# Too Darn Much Work



## Graybeard (Aug 22, 2015)

A friend had a dead tree he said was a burr oak. It was covered with knobs and bumps. An employee of his dropped it and was cutting it up for firewood. He threw some of the knobs and bumps off to the side. I brought these home today to open up and see what's going on with them.





When I opened them up they were pretty full of inclusions and bugs, ants mostly.





What would you call this, it's not burl that's for sure.

It looks to me like it would have to be stabilized and cast. Not sure it's worth the trouble.

Graybeard

Reactions: Like 3


----------



## manbuckwal (Aug 22, 2015)

Processing burl is a lot of work with quite a bit of waste as well . Some of the pieces in the back of the truck definitely have some burl clusters on em. Your best figure will be closest to the eyes. Whether or not its worth it depends on what you plan on making w it imo .

Reactions: Agree 1


----------



## justallan (Aug 22, 2015)

If it's for yourself then time and effort don't matter so much, but if your looking to turn it into cash then it's a whole different ball game.
With that figure if all else fails I think something like big book-ends would be cool.


----------



## Mr. Peet (Aug 23, 2015)

Allan,

They are called "Narls". Narls are just like "Burls", but lack the "eyes" we all google over. The eyes are buds that often never develop. Narls lack eyes. Gulls are insect, bacteria and / or diseased caused. Another subject.

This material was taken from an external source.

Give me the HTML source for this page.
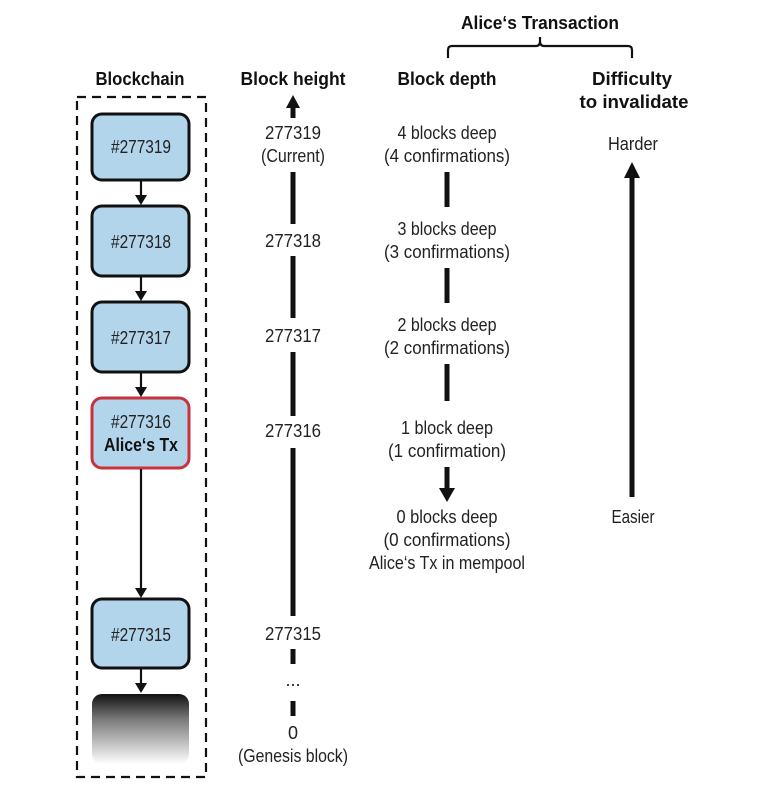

By the way, the one on the tablesaw looked like "Black willow". Could you take another picture close up? Couldn't see the ring porous character of the oaks, plus it has the black cherry color like apple or black willow.


----------



## Graybeard (Aug 23, 2015)

Here you go:


----------



## ClintW (Aug 23, 2015)

If you cut the narl as part of a blank, say call blank, and include the outside void space into the dimensions of the final call size. That would reduce processing time a bit. It will looks sorta like burl caps that are used for casting. This would calture the best figure.
Although the darkened wood from the partial rotting and bugs may looks cool two. Second layer of blanks?


----------



## Graybeard (Aug 29, 2015)

Mr. Peet, pictures help ID the wood?
Graybeard


----------



## Mr. Peet (Aug 30, 2015)

I can see the ring porous character I was looking for a little in the last picture. Thanks for posting them. However, I abstain from commenting on type / species of wood and trust you guys in your creative genius to work it into something beautiful where the type of wood means nothing.

Reactions: Agree 1 | Funny 1


----------